SaaSAnalytics starts from SaaS-native assumptions.

Instead of centring on visits, it centres on behaviour:

  • Which actions indicate activation

  • Where friction consistently appears

  • How feature usage correlates with retention

  • What behavioural signals precede churn

  • How subscription revenue changes alongside usage

It connects traffic, behaviour, and revenue into one system.

Instead of adapting website analytics to model product journeys, it builds product logic in from the start.

That’s the structural difference.

The Evolution Path

For many SaaS teams, the journey looks like this:

Stage 1
Use lightweight website analytics (Umami, Plausible) to understand traffic.

Stage 2
Start tracking custom in-product events manually.

Stage 3
Realise retention and churn require deeper behavioural modelling.

Stage 4
Add a SaaS-native behavioural analytics layer.

SaaSAnalytics usually enters at Stage 4.

Not because Umami failed. Because the business evolved.

If you're evaluating tools across the analytics stack for SaaS, this broader guide explains how website analytics, product analytics, and data infrastructure layers fit together.

Final Perspective

Umami is clean, efficient, and technically elegant.
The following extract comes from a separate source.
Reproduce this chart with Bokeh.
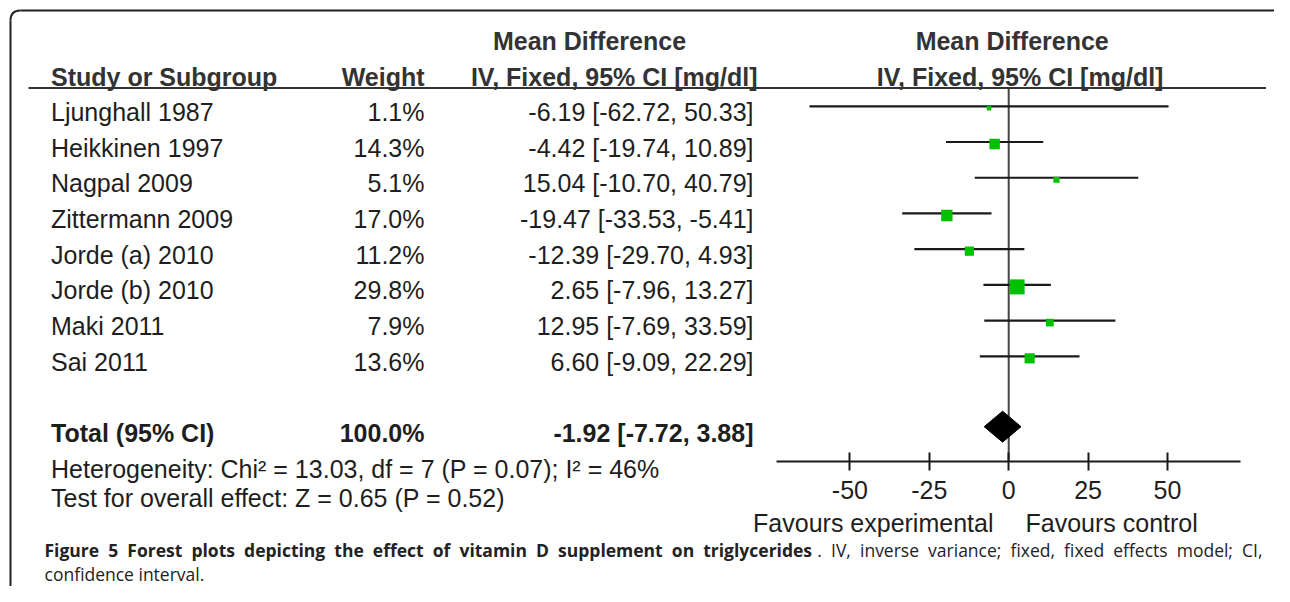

For early SaaS, that’s a real advantage.

But SaaS growth eventually depends less on how many people visit and more on what those people do once they’re inside.

When retention becomes the constraint, website-first analytics reaches its natural ceiling.

That’s where behavioural clarity becomes essential.

And that’s where SaaSAnalytics fits - not as a competitor to Umami’s philosophy, but as the next logical layer for SaaS founders who need to understand product behaviour, not just website traffic.